Kein Wunder, dass das Filmemachen in Deutschland so billig ist. In Hollywood wachen mächtige Gewerkschaften. Für Lowery, dessen jüngster Hollywoodfilm „Peter Pan und Wendy“ gerade auf Disney Plus Premiere feierte, ist es einer jener kleineren Festivalfilme, die er sich zwischen den großen Engagements leistet. Claudia Roth verlangte in einer Stellungnahme eine lückenlose Aufklärung der im „Spiegel“-Artikel vorgebrachten Vorwürfe gegen Schweiger und schlug eine Selbstverpflichtung der Branche vor, einen „Code of Conduct“. Mit Freiwilligkeit ist es indes nicht getan – schließlich bestehen arbeitsrechtliche Vorschriften, etwa bezüglich der Ruhepausen, ja schon lange – und werden häufig ignoriert.

Die Filmstiftung Nordrhein-Westfalen, die auch „Manta Manta – zwoter Teil“ gefördert hat, erklärt auf Anfrage der Frankfurter Rundschau, man habe keine Stellungnahme zu den Vorwürfen vorbereitet. „Gerne aber können wir bestätigen, dass uns keine entsprechenden ‚Vorfälle‘ bisher zugetragen wurden und wir keine Kenntnis darüber haben, auch von anderen Produktionen, dass ‚so etwas‘ vielleicht sogar zunehme.“ Wichtig sei aber darauf hinzuweisen, dass mit Unterzeichnung des Fördervertrags sich alle Fördernehmerinnen – im angesprochenen Fall die Constantin Film – zur Einhaltung aller gesetzlicher Vorgaben und Arbeitsschutz-Bestimmungen verpflichteten.
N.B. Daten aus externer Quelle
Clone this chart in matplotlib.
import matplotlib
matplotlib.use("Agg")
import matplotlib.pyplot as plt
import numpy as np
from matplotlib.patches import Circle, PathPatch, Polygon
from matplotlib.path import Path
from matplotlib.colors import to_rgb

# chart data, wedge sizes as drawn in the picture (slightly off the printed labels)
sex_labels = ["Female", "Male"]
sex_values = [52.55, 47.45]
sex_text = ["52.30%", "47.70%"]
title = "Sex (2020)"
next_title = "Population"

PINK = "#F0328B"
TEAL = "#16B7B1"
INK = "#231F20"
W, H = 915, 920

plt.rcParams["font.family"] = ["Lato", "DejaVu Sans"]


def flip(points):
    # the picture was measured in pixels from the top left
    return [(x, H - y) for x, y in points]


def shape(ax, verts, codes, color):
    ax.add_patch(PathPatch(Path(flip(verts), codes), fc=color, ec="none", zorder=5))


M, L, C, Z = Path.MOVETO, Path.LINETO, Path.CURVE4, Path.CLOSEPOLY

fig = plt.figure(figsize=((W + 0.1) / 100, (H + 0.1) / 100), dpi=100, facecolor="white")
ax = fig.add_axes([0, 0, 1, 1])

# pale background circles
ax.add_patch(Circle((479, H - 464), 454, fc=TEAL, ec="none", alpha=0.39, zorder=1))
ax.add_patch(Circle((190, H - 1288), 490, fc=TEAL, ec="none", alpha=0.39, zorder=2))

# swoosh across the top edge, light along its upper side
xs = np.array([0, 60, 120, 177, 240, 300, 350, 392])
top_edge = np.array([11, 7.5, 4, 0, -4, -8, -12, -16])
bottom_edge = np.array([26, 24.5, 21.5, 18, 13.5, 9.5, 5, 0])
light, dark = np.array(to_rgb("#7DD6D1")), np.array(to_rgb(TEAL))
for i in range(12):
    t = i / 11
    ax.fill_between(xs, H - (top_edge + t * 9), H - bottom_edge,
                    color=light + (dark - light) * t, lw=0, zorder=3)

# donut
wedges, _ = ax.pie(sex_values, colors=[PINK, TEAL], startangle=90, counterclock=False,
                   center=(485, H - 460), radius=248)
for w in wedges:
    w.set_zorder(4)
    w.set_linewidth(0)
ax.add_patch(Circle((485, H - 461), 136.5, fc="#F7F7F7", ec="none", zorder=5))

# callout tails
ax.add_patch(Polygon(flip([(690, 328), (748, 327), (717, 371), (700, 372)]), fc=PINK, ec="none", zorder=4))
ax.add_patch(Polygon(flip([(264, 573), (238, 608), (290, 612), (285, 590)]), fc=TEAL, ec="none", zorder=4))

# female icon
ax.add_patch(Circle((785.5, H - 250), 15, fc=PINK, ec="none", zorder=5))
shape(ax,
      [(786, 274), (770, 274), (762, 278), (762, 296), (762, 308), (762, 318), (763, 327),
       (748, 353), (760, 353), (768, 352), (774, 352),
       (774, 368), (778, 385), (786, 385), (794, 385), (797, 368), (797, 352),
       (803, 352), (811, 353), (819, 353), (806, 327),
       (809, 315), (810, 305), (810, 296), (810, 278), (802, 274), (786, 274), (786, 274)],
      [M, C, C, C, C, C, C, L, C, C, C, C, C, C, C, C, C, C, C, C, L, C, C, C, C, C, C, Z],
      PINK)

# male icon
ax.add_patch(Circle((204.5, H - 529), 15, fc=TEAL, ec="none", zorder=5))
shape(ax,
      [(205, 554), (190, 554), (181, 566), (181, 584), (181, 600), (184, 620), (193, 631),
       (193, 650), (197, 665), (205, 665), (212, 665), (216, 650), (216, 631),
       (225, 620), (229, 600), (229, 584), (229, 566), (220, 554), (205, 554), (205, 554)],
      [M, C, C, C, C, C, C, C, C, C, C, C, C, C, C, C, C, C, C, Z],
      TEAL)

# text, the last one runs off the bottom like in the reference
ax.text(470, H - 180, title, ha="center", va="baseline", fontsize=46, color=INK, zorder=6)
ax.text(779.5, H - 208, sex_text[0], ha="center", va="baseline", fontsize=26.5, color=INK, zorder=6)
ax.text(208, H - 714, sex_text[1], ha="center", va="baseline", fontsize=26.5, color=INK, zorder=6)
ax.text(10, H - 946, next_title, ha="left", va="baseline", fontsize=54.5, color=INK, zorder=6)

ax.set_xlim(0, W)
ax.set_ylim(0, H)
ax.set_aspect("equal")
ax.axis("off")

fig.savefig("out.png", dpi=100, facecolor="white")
Auch hier fordert man Aufklärung: „Vor dem Hintergrund von Anfragen werden wir die Fördernehmerin um Stellungnahme bitten.“

Mit Til Schweiger trifft es eine besonders bekannte und zugleich umstrittene Persönlichkeit

Es verwundert nicht, wenn sich Betroffene aus Sorge um weitere Beschäftigung mit ihren Klagen nicht nach außen wenden. Es wäre wünschenswert, wenn nun mehr darüber bekannt würde. Ausbeutung und Willkür sind ein systemisches Problem in der Filmwirtschaft. Wirtschaftshierarchien sind hier besonders steil zu erleben, Transparenz besonders schwer zu erreichen. Eine immer weiter automatisierte statt kuratierte Filmförderung begünstigt diese Bedingungen, weil sie Produzierende zu kurzen Entwicklungs- und Drehzeiten ermuntert, da Qualität kaum gewürdigt und belohnt wird.
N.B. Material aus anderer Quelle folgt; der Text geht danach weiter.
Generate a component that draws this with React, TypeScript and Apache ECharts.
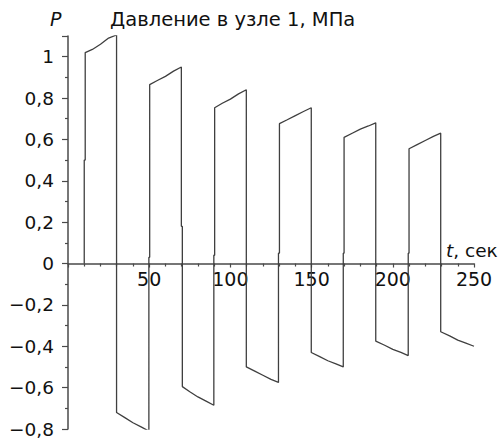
import React, { useEffect, useRef } from "react";
import * as echarts from "echarts";

// Time, s
const times: number[] = [
  10, 10, 10.6, 10.6, 15, 20, 25, 29.9,
  29.9, 35, 40, 45, 49.8, 49.8, 50.3, 50.3,
  55, 60, 65, 69.8, 69.8, 70.4, 70.4,
  75, 80, 85, 89.8, 89.8, 90.3, 90.3,
  95, 100, 105, 109.8, 109.8,
  115, 120, 125, 129.6, 129.6, 130.2, 130.2,
  135, 140, 145, 149.8, 149.8,
  155, 160, 165, 169.5, 169.5, 170, 170,
  175, 180, 185, 189.5, 189.5,
  195, 200, 205, 209.5, 209.5, 210, 210,
  215, 220, 225, 229.5, 229.5,
  235, 240, 245, 250,
];
// Pressure at node 1, MPa
const pressure: number[] = [
  0, 0.5, 0.5, 1.02, 1.035, 1.06, 1.09, 1.105,
  -0.72, -0.745, -0.77, -0.79, -0.81, 0.03, 0.03, 0.865,
  0.885, 0.905, 0.93, 0.95, 0.18, 0.18, -0.595,
  -0.62, -0.645, -0.665, -0.685, 0.04, 0.04, 0.753,
  0.775, 0.795, 0.82, 0.84, -0.5,
  -0.52, -0.54, -0.56, -0.575, 0.05, 0.05, 0.676,
  0.695, 0.715, 0.735, 0.753, -0.43,
  -0.45, -0.47, -0.485, -0.5, 0.05, 0.05, 0.61,
  0.63, 0.65, 0.665, 0.68, -0.375,
  -0.395, -0.415, -0.43, -0.445, 0.05, 0.05, 0.555,
  0.575, 0.595, 0.615, 0.63, -0.33,
  -0.35, -0.37, -0.385, -0.4,
];

const xTicks: number[] = [50, 100, 150, 200, 250];
const yTicks: string[] = ["−0,8", "−0,6", "−0,4", "−0,2", "0", "0,2", "0,4", "0,6", "0,8", "1"];

const FONT = "DejaVu Sans";
const AXIS = "#4a4a4a";

const Y_MIN = -0.8;
const Y_MAX = 1.1;
const GRID_TOP = 36;
const GRID_BOTTOM = 10;
const H = 439;

export default function App() {
  const ref = useRef<HTMLDivElement>(null);
  useEffect(() => {
    if (!ref.current) return;
    const chart = echarts.init(ref.current, undefined, { renderer: "svg" });
    const data = times.map((t, i) => [t, pressure[i]]);
    const gridH = H - GRID_TOP - GRID_BOTTOM;
    // distance from grid bottom to the zero line
    const zeroOffset = (gridH * (0 - Y_MIN)) / (Y_MAX - Y_MIN);
    chart.setOption({
      animation: false,
      backgroundColor: "#ffffff",
      grid: {
        left: 68,
        right: 26,
        top: GRID_TOP,
        bottom: GRID_BOTTOM,
        containLabel: false,
        outerBoundsMode: "none",
      },
      xAxis: {
        type: "value",
        min: 0,
        max: 250,
        interval: 50,
        position: "bottom",
        offset: -zeroOffset,
        axisLine: { onZero: false, lineStyle: { color: AXIS, width: 1.5 } },
        axisTick: { show: true, inside: false, length: 4, lineStyle: { color: AXIS, width: 1.2 } },
        minorTick: { show: true, splitNumber: 5, length: 3, lineStyle: { color: AXIS, width: 1.2 } },
        splitLine: { show: false },
        axisLabel: {
          margin: 6,
          color: "#111",
          fontFamily: FONT,
          fontSize: 19,
          formatter: (v: number) => {
            const i = xTicks.indexOf(Math.round(v));
            return i >= 0 ? String(xTicks[i]) : "";
          },
        },
      },
      yAxis: {
        type: "value",
        min: Y_MIN,
        max: Y_MAX,
        interval: 0.2,
        axisLine: { onZero: false, lineStyle: { color: AXIS, width: 1.5 } },
        axisTick: { show: true, inside: false, length: 6, lineStyle: { color: AXIS, width: 1.2 } },
        minorTick: { show: true, splitNumber: 2, length: 3, lineStyle: { color: AXIS, width: 1.2 } },
        splitLine: { show: false },
        axisLabel: {
          margin: 14,
          color: "#111",
          fontFamily: FONT,
          fontSize: 18.5,
          lineHeight: 14,
          formatter: (v: number) => {
            const idx = Math.round((v - Y_MIN) / 0.2);
            return idx >= 0 && idx < yTicks.length && Math.abs(v - (Y_MIN + idx * 0.2)) < 1e-6
              ? yTicks[idx]
              : "";
          },
        },
      },
      series: [
        {
          type: "line",
          data,
          showSymbol: false,
          symbol: "none",
          lineStyle: { color: "#3f3f3f", width: 1.3 },
        },
      ],
      graphic: [
        {
          type: "text",
          x: 50,
          y: 19,
          style: {
            text: "P",
            fontFamily: FONT,
            fontSize: 19,
            fontStyle: "italic",
            fill: "#111",
            textVerticalAlign: "middle",
          },
        },
        {
          type: "text",
          x: 110,
          y: 19,
          style: {
            text: "Давление в узле 1, МПа",
            fontFamily: FONT,
            fontSize: 19.5,
            fill: "#111",
            textVerticalAlign: "middle",
          },
        },
        {
          type: "text",
          x: 446,
          y: 250,
          style: {
            text: "{i|t}, сек",
            fontFamily: FONT,
            fontSize: 18.5,
            fill: "#111",
            textVerticalAlign: "middle",
            rich: {
              i: { fontFamily: FONT, fontSize: 18.5, fontStyle: "italic", fill: "#111" },
            },
          },
        },
      ],
    });
    return () => chart.dispose();
  }, []);
  return (
    <div
      ref={ref}
      style={{ position: "fixed", left: 0, top: 0, width: 500, height: 439, background: "#fff" }}
    />
  );
}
Man hätte sicher auch ein Beispiel aus einer weniger prominenten, publikumsferneren Produktion finden können. Mit Til Schweiger trifft es eine besonders bekannte und zugleich umstrittene Persönlichkeit. Das hat vielleicht auch mit seinem problematischen Verhältnis zur Presse zu tun: Schon vor Jahren stellte er Pressevorführungen für seine Filme ein, lediglich wohlwollende Journalisten erhielten schon einmal Zugang zu Team-Premieren.